Odszkodowania po szczepieniach. Znamy najwyższą wypłaconą kwotę
W sumie wypłacono już około 700 tys. złotych.
– Standaryzacja przyspieszyła i uprościła uzyskiwanie rekompensat – poinformował rzecznik praw pacjenta Bartłomiej Chmielowiec w wywiadzie opublikowanym w środę w "Dzienniku Gazecie Prawnej".
Odszkodowania po szczepieniach
Rzecznik tłumaczył, że "odszkodowanie należy się osobom, które albo miały wstrząs anafilaktyczny, albo których okres hospitalizacji był nie krótszy niż 14 dni". – Już teraz wiadomo, że co najmniej 40 osób otrzyma odszkodowanie.

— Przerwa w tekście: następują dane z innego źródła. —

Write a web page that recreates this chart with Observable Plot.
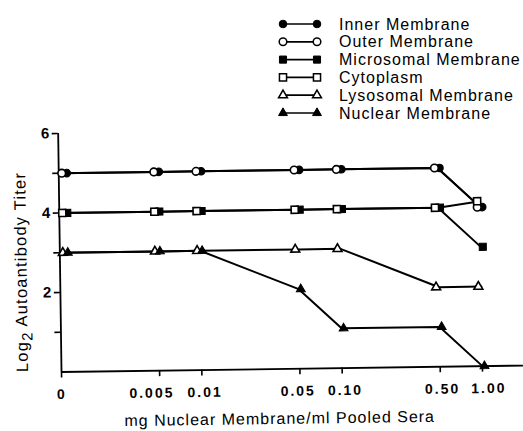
<!DOCTYPE html>
<html><head><meta charset="utf-8">
<script src="https://cdn.jsdelivr.net/npm/d3@7"></script>
<script src="https://cdn.jsdelivr.net/npm/@observablehq/plot@0.6"></script>
<style>
html,body{margin:0;padding:0;background:#fff;}
#chart{position:relative;width:523px;height:431px;overflow:hidden;font-family:"Liberation Sans",Arial,sans-serif;color:#000;}
#legend{position:absolute;left:0;top:0;}
#plot{position:absolute;left:0;top:128px;}
#plot svg{transform-origin:61px 243.5px;transform:rotate(-0.8deg);overflow:visible;}
#plot g[aria-label="y-axis tick label"] text{font-weight:bold;}
</style></head><body>
<div id="chart"><svg id="legend" width="523" height="128"></svg><div id="plot"></div></div>
<script>
// ---- data ----
const doses = [0, 0.005, 0.01, 0.05, 0.10, 0.50, 1.00];
const doseLabels = ["0", "0.005", "0.01", "0.05", "0.10", "0.50", "1.00"];
const seriesNames = ["Inner Membrane", "Outer Membrane", "Microsomal Membrane", "Cytoplasm", "Lysosomal Membrane", "Nuclear Membrane"];
const innerMembrane = [5, 5, 5, 5, 5, 5, 4];
const outerMembrane = [5, 5, 5, 5, 5, 5, 4];
const microsomalMembrane = [4, 4, 4, 4, 4, 4, 3];
const cytoplasm = [4, 4, 4, 4, 4, 4, 4.15];
const lysosomalMembrane = [3, 3, 3, 3, 3, 2, 2];
const nuclearMembrane = [3, 3, 3, 2, 1, 1, 0];
const yTicks = [1, 2, 3, 4, 5, 6];
const yTickLabels = ["", "2", "", "4", "", "6"];
const seriesSymbols = ["circle", "circle", "square", "square", "triangle", "triangle"];
const seriesFilled = [true, false, true, false, false, true];

const seriesValues = [innerMembrane, outerMembrane, microsomalMembrane, cytoplasm, lysosomalMembrane, nuclearMembrane];
const zeroPos = 0.001; // where "0" sits on the log axis
const pos = d => d === 0 ? zeroPos : d;
const rows = seriesNames.flatMap((s, i) => seriesValues[i].map((v, j) => ({series: s, si: i, dose: doses[j], pos: pos(doses[j]), titer: v})));
const tickRows = doses.map((d, j) => ({pos: pos(d), label: doseLabels[j]}));

const symR = {circle: 3.8, square: 4.0, triangle: 3.3};
const labelDx = {"0.005": -8, "0.01": 3, "0.05": -2, "0.10": 3, "0.50": 2, "1.00": 6};

const dotMarks = [];
seriesNames.forEach((s, i) => {
  const sym = seriesSymbols[i], filled = seriesFilled[i];
  const base = {x: "pos", y: "titer", symbol: sym, r: symR[sym], fill: filled ? "#000" : "#fff", stroke: "#000", strokeWidth: filled ? 1 : 1.6};
  const d = rows.filter(r => r.si === i);
  dotMarks.push(Plot.dot(d.filter(r => r.dose > 0), {...base, dx: filled ? 2 : -3}));
  dotMarks.push(Plot.dot(d.filter(r => r.dose === 0), {...base, dx: filled ? 8 : 3}));
});
const tickLabelMarks = tickRows.map(t => Plot.text([t], {
  x: "pos", text: "label", frameAnchor: "bottom", lineAnchor: "top", dy: 17, dx: labelDx[t.label] || 0,
  fontSize: 14, fontWeight: "bold", fill: "#000"
}));

const plot = Plot.plot({
  width: 523, height: 303,
  marginLeft: 61, marginRight: 0, marginTop: 5, marginBottom: 59.5,
  style: {fontFamily: '"Liberation Sans", Arial, sans-serif', fontSize: "14px", color: "#000", background: "transparent"},
  x: {type: "log", domain: [zeroPos, 1.96]},
  y: {domain: [0, 6]},
  marks: [
    Plot.ruleY([0], {stroke: "#000", strokeWidth: 1.8}),
    Plot.ruleX([zeroPos], {y1: 0, y2: 6, stroke: "#000", strokeWidth: 1.8}),
    Plot.axisY(yTicks, {tickSize: 6, tickPadding: 3, strokeWidth: 1.6, tickFormat: d => yTickLabels[yTicks.indexOf(d)], fontSize: 15, label: null}),
    Plot.axisX(tickRows.map(t => t.pos), {tickSize: 6, strokeWidth: 1.6, tickFormat: () => "", label: null}),
    ...tickLabelMarks,
    Plot.line(rows, {x: "pos", y: "titer", z: "series", stroke: "#000", strokeWidth: 2}),
    ...dotMarks
  ]
});
plot.querySelectorAll('text').forEach(t => { if (t.closest('g[aria-label="text"]')) t.style.letterSpacing = "2px"; });
document.getElementById("plot").appendChild(plot);

// axis titles
const svg = d3.select(plot);
svg.append("text")
  .attr("x", 279).attr("y", 299)
  .attr("text-anchor", "middle")
  .style("font-size", "16px").style("letter-spacing", "1px")
  .attr("fill", "#000")
  .text("mg Nuclear Membrane/ml Pooled Sera");
const yt = svg.append("text")
  .attr("transform", "translate(28,143.5) rotate(-90)")
  .attr("text-anchor", "middle")
  .style("font-size", "16.5px").style("letter-spacing", "1.2px")
  .attr("fill", "#000");
yt.append("tspan").text("Log");
yt.append("tspan").attr("dy", 5).style("font-size", "15px").text("2");
yt.append("tspan").attr("dy", -5).text(" Autoantibody Titer");

// legend
const lg = d3.select("#legend");
seriesNames.forEach((s, i) => {
  const y = 24 + 17.8 * i;
  const g = lg.append("g");
  g.append("line").attr("x1", 283).attr("x2", 317).attr("y1", y).attr("y2", y).attr("stroke", "#000").attr("stroke-width", 1.7);
  const sym = seriesSymbols[i];
  const shape = {circle: d3.symbolCircle, square: d3.symbolSquare, triangle: d3.symbolTriangle}[sym];
  const path = d3.symbol(shape, Math.PI * symR[sym] * symR[sym])();
  [283, 317].forEach(x => {
    g.append("path").attr("d", path).attr("transform", `translate(${x},${y})`)
      .attr("fill", seriesFilled[i] ? "#000" : "#fff").attr("stroke", "#000")
      .attr("stroke-width", seriesFilled[i] ? 1 : 1.5);
  });
  g.append("text").attr("x", 339).attr("y", y).attr("dy", "0.35em")
    .style("font-family", '"Liberation Sans", Arial, sans-serif')
    .style("font-size", "16px").style("letter-spacing", "1px")
    .attr("fill", "#000").text(s);
});
</script>
</body></html>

Pieniądze wpłyną na konto pacjentów – przekazał. – Wszczęliśmy na razie 418 postępowań, z czego 40 zakończyło się decyzją pozytywną, a 57 – negatywną. W 164 sprawach pacjenci muszą jeszcze uzupełnić dokumentację, a w 298 odmówiliśmy wszczęcia postępowania – mówił Bartłomiej Chmielowiec. I wyjaśnił, iż z 40 spraw rozpatrzonych pozytywnie 20 przypadków to wstrząsy anafilaktyczne, a 20 to sprawy poważniejsze, gdy hospitalizacja trwała powyżej 14 dni, co wiązało się np. z zespołem Guillain-Barré (dochodzi w nim do porażenia nerwowego, a wśród łagodniejszych objawów są: bóle mięśni, drętwienia i niedowład).
Rzecznik praw pacjenta zapytany, czy przy wypłacie odszkodowania ma znaczenie, czy skutki są odwracalne, odpowiedział, że nie. – Liczą się pobyt w szpitalu i zabiegi, które miały tam miejsce, a także dodatkowe koszty związane z późniejszym leczeniem. Przy czym maksymalne odszkodowanie to 100 tys. złotych. Najwyższa dotychczas wypłacona kwota to 87 tys. złotych. W sumie to około 700 tys. złotych – oznajmił.